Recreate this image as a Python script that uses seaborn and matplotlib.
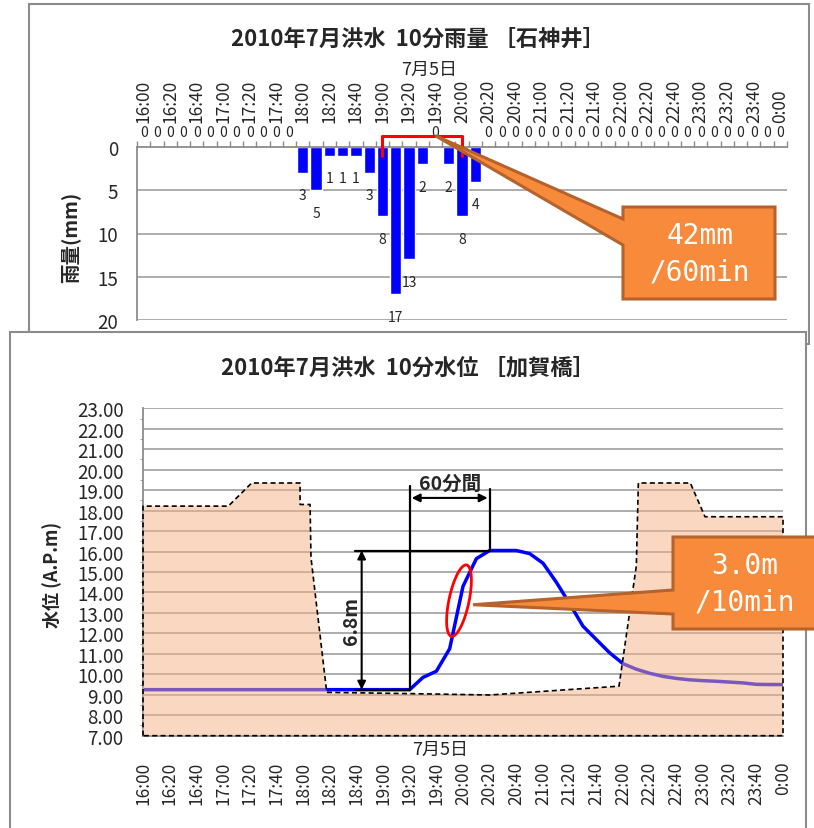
import numpy as np
import pandas as pd
import matplotlib
matplotlib.use('Agg')
import matplotlib.pyplot as plt
import matplotlib.transforms as mtransforms
from matplotlib.patches import Rectangle, Polygon, Ellipse
import seaborn as sns

# --- data: 10-minute steps from 16:00 to 0:00 (49 points) ---
time_labels = [f"{(16 + (10 * k) // 60) % 24}:{(10 * k) % 60:02d}" for k in range(49)]

rain_mm = [0, 0, 0, 0, 0, 0, 0, 0, 0, 0, 0, 0,
           3, 5, 1, 1, 1, 3, 8, 17, 13, 2, 0, 2, 8, 4,
           0, 0, 0, 0, 0, 0, 0, 0, 0, 0, 0, 0, 0, 0, 0, 0, 0, 0, 0, 0, 0, 0, 0]

level_m = [9.25, 9.25, 9.25, 9.25, 9.25, 9.25, 9.25, 9.25, 9.25, 9.25,
           9.25, 9.25, 9.25, 9.25, 9.25, 9.25, 9.25, 9.25, 9.25, 9.25,
           9.25, 9.85, 10.15, 11.25, 14.3, 15.65, 16.05, 16.05, 16.05, 15.9,
           15.43, 14.5, 13.45, 12.35, 11.7, 11.05, 10.52, 10.25, 10.05, 9.9,
           9.8, 9.73, 9.69, 9.66, 9.62, 9.58, 9.51, 9.5, 9.5]

# river cross-section (x in 10-min steps after 16:00, y in A.P.m)
bank_t = [0, 0, 6.4, 8.15, 11.78, 11.78, 12.53, 12.6, 13.78, 21.6, 26.0, 35.7,
          37.0, 37.15, 41.05, 42.15, 48, 48, 0]
bank_m = [7.0, 18.22, 18.22, 19.35, 19.35, 18.3, 18.3, 15.7, 9.12, 9.04, 8.99, 9.42,
          15.3, 19.35, 19.35, 17.7, 17.7, 7.0, 7.0]

rain_ticks = [0, 5, 10, 15, 20]
level_ticks = list(range(7, 24))

win_start, win_end = 18, 24      # 60-minute rainfall window (42 mm)
rise_start, rise_peak = 20, 26   # 19:20 -> 20:20 rise of water level

sns.set_style('white')
plt.rcParams['font.family'] = ['Noto Sans CJK JP', 'DejaVu Sans']

W, H = 814, 829
fig = plt.figure(figsize=(W / 100, H / 100), dpi=100)
px = mtransforms.Affine2D().scale(1 / W, -1 / H).translate(0, 1) + fig.transFigure
GRID = '#A6A6A6'
SPINE = '#8C8C8C'


def rect(x0, y0, x1, y1):
    return [x0 / W, 1 - y1 / H, (x1 - x0) / W, (y1 - y0) / H]


def to_px(ax, x, y):
    dx, dy = ax.transData.transform((x, y))
    return dx, H - dy


# --- panel frames ---
fig.add_artist(Rectangle((29, 5), 780, 340, transform=px, fill=False,
                         ec=SPINE, lw=1.5, zorder=1))
fig.add_artist(Rectangle((10, 333), 796, 520, transform=px, fc='white',
                         ec=SPINE, lw=1.5, zorder=2))

# --- top chart: rainfall ---
ax1 = fig.add_axes(rect(137, 148, 787, 321), zorder=0)
df_rain = pd.DataFrame({'time': time_labels, 'rain': rain_mm})
sns.barplot(data=df_rain, x='time', y='rain', color='#0000FF', saturation=1,
            width=0.85, ax=ax1, zorder=2)
ax1.set_xlim(-0.5, 48.5)
ax1.set_ylim(20, 0)
ax1.set_xlabel('')
ax1.set_ylabel('')
ax1.set_xticks(range(0, 49, 2), labels=time_labels[::2], rotation=90)
ax1.set_xticks(np.arange(-0.5, 49, 1), minor=True)
ax1.tick_params(axis='x', which='both', top=True, labeltop=True,
                bottom=False, labelbottom=False)
ax1.tick_params(axis='x', which='major', length=0, pad=18, labelsize=12.5)
ax1.tick_params(axis='x', which='minor', length=4.3, color=SPINE, width=1)
ax1.set_yticks(rain_ticks)
ax1.tick_params(axis='y', length=3.6, pad=10, labelsize=13.5, color=SPINE)
ax1.yaxis.grid(True, color=GRID, lw=1.3)
ax1.set_axisbelow(True)
for s in ['bottom', 'right']:
    ax1.spines[s].set_visible(False)
for s in ['top', 'left']:
    ax1.spines[s].set_color(SPINE)
    ax1.spines[s].set_linewidth(1.3)

for i, v in enumerate(rain_mm):
    ax1.text(i, v + 2.6 if v else -1.7, str(v), ha='center', va='center',
             fontsize=10, clip_on=False)

ax1.plot([win_start, win_start, win_end, win_end], [1.0, -1.3, -1.3, 1.0],
         color='red', lw=2.2, clip_on=False, solid_joinstyle='round', zorder=4)

fig.text(418, 39, '2010年7月洪水  10分雨量 ［石神井］', transform=px,
         ha='center', va='center', fontsize=16, fontweight='bold')
fig.text(429, 70, '7月5日', transform=px, ha='center', va='center', fontsize=13)
fig.text(70, 237, '雨量(mm)', transform=px, ha='center', va='center',
         fontsize=14, fontweight='bold', rotation=90)

# --- bottom chart: water level ---
ax2 = fig.add_axes(rect(143, 409.3, 783, 736.7), zorder=3)
sns.lineplot(x=np.arange(len(level_m)), y=level_m, color='#0000FF', lw=2.5,
             ax=ax2, zorder=2)
ax2.fill(bank_t, bank_m, facecolor='#F4B183', alpha=0.5, lw=0, zorder=3)
ax2.plot(bank_t, bank_m, color='black', ls=(0, (3, 2)), lw=1.2,
         clip_on=False, zorder=3.5)
ax2.set_xlim(0, 48)
ax2.set_ylim(7, 23)
ax2.set_xticks(range(49), labels=[t if k % 2 == 0 else '' for k, t in enumerate(time_labels)],
               rotation=90)
ax2.tick_params(axis='x', length=3, pad=15, labelsize=12.5, color=SPINE)
ax2.set_yticks(level_ticks, labels=[f"{v:.2f}" for v in level_ticks])
ax2.set_yticks(np.arange(7, 23.01, 0.5), minor=True)
ax2.tick_params(axis='y', which='major', length=3, pad=11, labelsize=13.5, color=SPINE)
ax2.tick_params(axis='y', which='minor', length=2, left=True, color=SPINE)
ax2.yaxis.grid(True, color=GRID, lw=1.3)
ax2.set_axisbelow(True)
for s in ['top', 'right']:
    ax2.spines[s].set_visible(False)
for s in ['bottom', 'left']:
    ax2.spines[s].set_color(SPINE)
    ax2.spines[s].set_linewidth(1.3)

base = level_m[rise_start]
peak = level_m[rise_peak]
kw = dict(color='black', lw=1.6, zorder=4)
ax2.plot([rise_start, rise_start], [base, 19.2], **kw)
ax2.plot([rise_peak, rise_peak], [peak, 19.05], **kw)
ax2.plot([15.9, rise_peak], [peak, peak], **kw)
ax2.plot([15.9, rise_start], [base, base], **kw)
arrow = dict(arrowstyle='<|-|>', color='black', lw=1.5, mutation_scale=12,
             shrinkA=0, shrinkB=0)
ax2.annotate('', xy=(16.4, peak), xytext=(16.4, base), arrowprops=arrow, zorder=4)
ax2.annotate('', xy=(rise_start + 0.15, 18.62), xytext=(rise_peak - 0.15, 18.62),
             arrowprops=arrow, zorder=4)
ax2.text(15.6, (base + peak) / 2, '6.8m', rotation=90, ha='center', va='center',
         fontsize=14, fontweight='bold', zorder=4)
ax2.text((rise_start + rise_peak) / 2, 19.35, '60分間', ha='center', va='center',
         fontsize=14, fontweight='bold', zorder=4)

ell_tr = fig.dpi_scale_trans + mtransforms.ScaledTranslation(23.7, 13.6, ax2.transData)
ax2.add_patch(Ellipse((0, 0), 0.2, 0.73, angle=-12, transform=ell_tr, fill=False,
                      ec='red', lw=2, clip_on=False, zorder=5))

fig.text(408, 368, '2010年7月洪水  10分水位 ［加賀橋］', transform=px,
         ha='center', va='center', fontsize=16, fontweight='bold', zorder=4)
fig.text(440, 750, '7月5日', transform=px, ha='center', va='center',
         fontsize=13, zorder=4)
fig.text(52, 575, '水位 (A.P.m)', transform=px, ha='center', va='center',
         fontsize=13, fontweight='bold', rotation=90, zorder=4)

# --- callouts ---
ORANGE, ORANGE_EDGE = '#F78B3B', '#B5622C'


def callout(tip, box, base_y, text, zorder):
    x0, y0, x1, y1 = box
    pts = [tip, (x0, base_y[0]), (x0, y0), (x1, y0), (x1, y1), (x0, y1), (x0, base_y[1])]
    fig.add_artist(Polygon(pts, closed=True, transform=px, fc=ORANGE,
                           ec=ORANGE_EDGE, lw=2.2, zorder=zorder))
    fig.text((x0 + min(x1, W)) / 2 + 1, (y0 + y1) / 2, text, transform=px,
             ha='center', va='center', color='white', fontsize=20,
             family='DejaVu Sans Mono', linespacing=1.4, zorder=zorder + 0.1)


callout(to_px(ax1, 22, -1.3), (623, 208, 775, 300), (220, 246), '42mm\n/60min', 5)
callout(to_px(ax2, 24.75, 13.4), (673, 538, 832, 630), (591, 615), '3.0m\n/10min', 6)

fig.savefig('out.png', dpi=100)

• DIRECTIVE:
Reproduce only the lines from the beginning of the data through the line that contains "k in range(49)]", both included, and please drop the pictures.

• ANSWER FOR THIS EXERCISE:
Recreate this image as a Python script that uses seaborn and matplotlib.
import numpy as np
import pandas as pd
import matplotlib
matplotlib.use('Agg')
import matplotlib.pyplot as plt
import matplotlib.transforms as mtransforms
from matplotlib.patches import Rectangle, Polygon, Ellipse
import seaborn as sns

# --- data: 10-minute steps from 16:00 to 0:00 (49 points) ---
time_labels = [f"{(16 + (10 * k) // 60) % 24}:{(10 * k) % 60:02d}" for k in range(49)]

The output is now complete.